## Source code of charts
-- start --
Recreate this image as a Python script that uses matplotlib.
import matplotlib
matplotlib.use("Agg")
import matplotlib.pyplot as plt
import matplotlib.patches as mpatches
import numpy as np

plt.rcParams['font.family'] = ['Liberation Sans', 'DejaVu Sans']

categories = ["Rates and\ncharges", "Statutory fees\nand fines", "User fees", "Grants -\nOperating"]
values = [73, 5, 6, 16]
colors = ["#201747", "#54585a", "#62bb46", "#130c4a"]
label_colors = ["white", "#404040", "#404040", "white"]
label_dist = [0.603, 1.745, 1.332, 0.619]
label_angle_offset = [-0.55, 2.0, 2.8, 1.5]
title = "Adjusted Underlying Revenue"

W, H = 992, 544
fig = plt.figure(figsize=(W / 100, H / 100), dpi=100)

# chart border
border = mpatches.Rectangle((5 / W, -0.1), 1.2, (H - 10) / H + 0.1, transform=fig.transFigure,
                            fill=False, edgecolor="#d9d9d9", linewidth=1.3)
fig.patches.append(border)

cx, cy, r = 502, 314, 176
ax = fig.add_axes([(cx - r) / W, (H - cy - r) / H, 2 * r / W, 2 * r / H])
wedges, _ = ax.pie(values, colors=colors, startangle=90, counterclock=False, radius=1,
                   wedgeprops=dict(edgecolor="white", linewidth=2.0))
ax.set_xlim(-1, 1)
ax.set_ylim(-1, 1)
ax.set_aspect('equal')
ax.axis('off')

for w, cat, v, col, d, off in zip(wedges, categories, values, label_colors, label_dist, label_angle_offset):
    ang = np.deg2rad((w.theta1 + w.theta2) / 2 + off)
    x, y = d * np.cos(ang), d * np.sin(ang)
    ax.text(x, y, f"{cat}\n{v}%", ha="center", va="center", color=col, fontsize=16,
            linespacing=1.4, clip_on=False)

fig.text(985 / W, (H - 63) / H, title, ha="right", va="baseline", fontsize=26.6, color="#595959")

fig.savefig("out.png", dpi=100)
-- end --
-- start --
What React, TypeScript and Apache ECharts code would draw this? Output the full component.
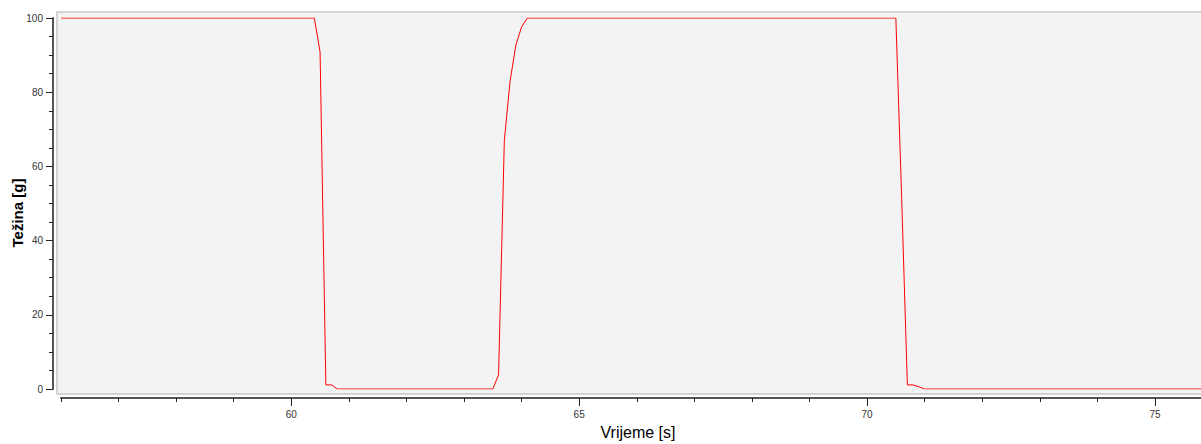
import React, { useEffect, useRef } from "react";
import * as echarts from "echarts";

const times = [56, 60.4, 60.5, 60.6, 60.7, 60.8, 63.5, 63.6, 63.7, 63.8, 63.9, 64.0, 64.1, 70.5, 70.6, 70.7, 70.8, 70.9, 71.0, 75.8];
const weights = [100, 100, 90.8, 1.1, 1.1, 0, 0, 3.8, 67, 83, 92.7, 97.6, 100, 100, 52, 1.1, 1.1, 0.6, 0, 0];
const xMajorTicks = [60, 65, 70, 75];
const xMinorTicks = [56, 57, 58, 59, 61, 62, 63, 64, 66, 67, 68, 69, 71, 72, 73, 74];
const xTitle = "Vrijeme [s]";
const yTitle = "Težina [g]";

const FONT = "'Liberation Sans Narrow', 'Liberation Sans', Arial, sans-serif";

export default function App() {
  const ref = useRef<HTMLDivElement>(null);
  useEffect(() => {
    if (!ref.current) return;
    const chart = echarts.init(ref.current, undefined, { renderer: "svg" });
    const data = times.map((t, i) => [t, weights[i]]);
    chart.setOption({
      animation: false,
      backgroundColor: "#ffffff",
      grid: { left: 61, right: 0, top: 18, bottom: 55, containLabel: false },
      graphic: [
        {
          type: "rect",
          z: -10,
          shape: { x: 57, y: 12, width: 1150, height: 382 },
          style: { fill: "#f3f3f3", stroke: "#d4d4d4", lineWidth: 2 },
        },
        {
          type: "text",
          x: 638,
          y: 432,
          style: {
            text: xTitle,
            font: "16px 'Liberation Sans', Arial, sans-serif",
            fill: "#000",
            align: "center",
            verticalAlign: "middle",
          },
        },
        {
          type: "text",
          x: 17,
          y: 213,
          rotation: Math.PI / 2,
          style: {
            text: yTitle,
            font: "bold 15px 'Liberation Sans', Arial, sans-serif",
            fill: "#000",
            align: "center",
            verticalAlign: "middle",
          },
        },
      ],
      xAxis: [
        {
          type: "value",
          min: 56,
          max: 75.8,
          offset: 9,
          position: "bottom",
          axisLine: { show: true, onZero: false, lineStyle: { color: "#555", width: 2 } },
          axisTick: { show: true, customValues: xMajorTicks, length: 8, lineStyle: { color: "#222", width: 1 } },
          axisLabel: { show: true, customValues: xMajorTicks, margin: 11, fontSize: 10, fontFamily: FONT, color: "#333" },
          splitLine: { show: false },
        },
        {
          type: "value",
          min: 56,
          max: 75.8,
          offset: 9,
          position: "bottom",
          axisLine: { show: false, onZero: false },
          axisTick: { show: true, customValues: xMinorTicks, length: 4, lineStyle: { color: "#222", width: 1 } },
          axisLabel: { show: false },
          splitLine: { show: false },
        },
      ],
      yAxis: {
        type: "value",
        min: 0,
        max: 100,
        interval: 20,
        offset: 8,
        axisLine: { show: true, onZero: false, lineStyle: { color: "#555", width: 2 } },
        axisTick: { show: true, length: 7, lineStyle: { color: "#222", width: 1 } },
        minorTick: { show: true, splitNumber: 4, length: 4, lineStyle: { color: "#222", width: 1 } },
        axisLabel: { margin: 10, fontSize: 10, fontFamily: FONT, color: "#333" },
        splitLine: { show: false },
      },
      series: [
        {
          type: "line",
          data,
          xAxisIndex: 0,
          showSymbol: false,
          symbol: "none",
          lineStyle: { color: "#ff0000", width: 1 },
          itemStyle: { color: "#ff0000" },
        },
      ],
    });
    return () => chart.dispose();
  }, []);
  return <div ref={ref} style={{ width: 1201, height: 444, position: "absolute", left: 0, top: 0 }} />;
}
-- end --
-- start --
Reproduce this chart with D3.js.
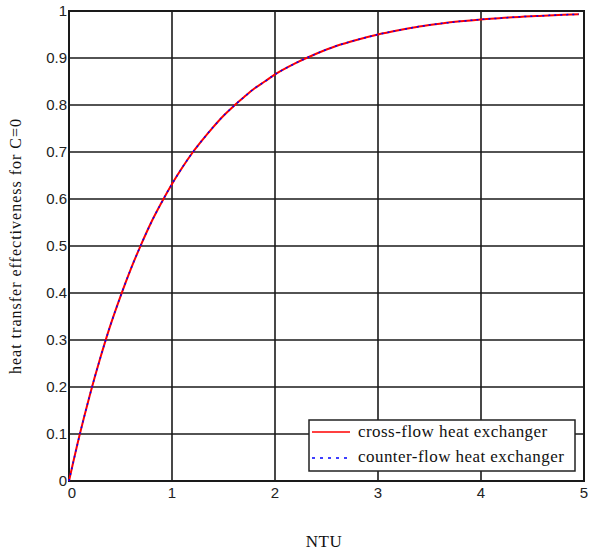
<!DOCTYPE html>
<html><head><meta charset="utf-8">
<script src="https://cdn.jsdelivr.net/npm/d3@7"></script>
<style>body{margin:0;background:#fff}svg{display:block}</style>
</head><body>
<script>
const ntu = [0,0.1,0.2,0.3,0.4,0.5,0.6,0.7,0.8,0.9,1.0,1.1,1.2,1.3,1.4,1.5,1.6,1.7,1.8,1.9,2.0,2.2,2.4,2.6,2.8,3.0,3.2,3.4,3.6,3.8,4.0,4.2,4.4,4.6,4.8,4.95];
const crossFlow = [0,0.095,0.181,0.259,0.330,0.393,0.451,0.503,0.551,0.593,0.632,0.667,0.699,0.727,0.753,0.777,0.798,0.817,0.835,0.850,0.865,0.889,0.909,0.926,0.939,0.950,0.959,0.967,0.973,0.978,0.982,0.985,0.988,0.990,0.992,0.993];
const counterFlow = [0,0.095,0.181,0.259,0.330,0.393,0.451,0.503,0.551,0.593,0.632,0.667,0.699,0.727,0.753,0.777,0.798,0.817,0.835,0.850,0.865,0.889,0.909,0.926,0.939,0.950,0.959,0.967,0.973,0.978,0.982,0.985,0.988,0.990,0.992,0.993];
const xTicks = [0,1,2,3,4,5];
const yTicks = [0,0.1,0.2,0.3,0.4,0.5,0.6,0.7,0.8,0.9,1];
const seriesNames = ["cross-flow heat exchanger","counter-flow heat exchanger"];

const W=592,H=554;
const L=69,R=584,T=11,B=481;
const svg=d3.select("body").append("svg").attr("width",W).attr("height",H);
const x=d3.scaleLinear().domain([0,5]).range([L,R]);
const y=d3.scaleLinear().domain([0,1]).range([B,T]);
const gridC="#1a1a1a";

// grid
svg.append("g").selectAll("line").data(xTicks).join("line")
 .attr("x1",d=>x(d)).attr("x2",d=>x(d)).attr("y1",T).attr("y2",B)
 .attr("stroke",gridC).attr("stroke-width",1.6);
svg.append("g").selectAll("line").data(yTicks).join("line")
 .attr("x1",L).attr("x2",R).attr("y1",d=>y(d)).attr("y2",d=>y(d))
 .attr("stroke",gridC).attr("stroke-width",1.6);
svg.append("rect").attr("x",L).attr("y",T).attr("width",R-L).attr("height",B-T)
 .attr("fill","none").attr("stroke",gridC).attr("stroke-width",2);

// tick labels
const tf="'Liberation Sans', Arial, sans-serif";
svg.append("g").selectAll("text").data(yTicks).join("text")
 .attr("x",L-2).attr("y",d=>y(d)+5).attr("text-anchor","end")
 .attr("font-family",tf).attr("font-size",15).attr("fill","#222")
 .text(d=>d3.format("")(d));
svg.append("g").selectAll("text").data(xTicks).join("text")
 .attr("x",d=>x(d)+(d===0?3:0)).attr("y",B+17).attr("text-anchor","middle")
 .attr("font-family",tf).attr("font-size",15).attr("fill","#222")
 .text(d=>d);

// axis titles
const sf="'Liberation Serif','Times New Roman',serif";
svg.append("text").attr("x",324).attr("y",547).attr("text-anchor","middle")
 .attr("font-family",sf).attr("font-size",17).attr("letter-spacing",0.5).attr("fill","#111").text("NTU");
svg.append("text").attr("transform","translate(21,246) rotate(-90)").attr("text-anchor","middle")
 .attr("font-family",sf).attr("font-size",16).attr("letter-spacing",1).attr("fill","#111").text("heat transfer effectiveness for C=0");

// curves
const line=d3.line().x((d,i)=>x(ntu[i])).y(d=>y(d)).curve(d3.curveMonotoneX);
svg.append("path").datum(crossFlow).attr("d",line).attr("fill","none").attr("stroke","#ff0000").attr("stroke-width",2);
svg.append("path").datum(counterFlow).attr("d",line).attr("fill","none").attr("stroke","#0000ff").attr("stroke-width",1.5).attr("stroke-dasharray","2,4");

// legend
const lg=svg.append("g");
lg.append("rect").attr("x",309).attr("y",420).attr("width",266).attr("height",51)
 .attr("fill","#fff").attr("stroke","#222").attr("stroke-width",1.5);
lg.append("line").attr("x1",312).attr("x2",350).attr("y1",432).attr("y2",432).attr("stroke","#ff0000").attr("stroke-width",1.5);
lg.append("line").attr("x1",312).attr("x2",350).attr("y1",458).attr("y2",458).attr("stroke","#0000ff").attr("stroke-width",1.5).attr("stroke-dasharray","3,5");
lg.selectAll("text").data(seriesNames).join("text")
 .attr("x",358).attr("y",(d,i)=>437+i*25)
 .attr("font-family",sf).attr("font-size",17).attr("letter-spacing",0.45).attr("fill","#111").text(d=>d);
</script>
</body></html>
-- end --
## Your objective
Quote only the lines running from the line that holds "Recreate this image" to the line that holds "plt.rcParams['font.family'] = ['Liberation", both ends included.

## Response below
Recreate this image as a Python script that uses matplotlib.
import matplotlib
matplotlib.use("Agg")
import matplotlib.pyplot as plt
import matplotlib.patches as mpatches
import numpy as np

plt.rcParams['font.family'] = ['Liberation Sans', 'DejaVu Sans']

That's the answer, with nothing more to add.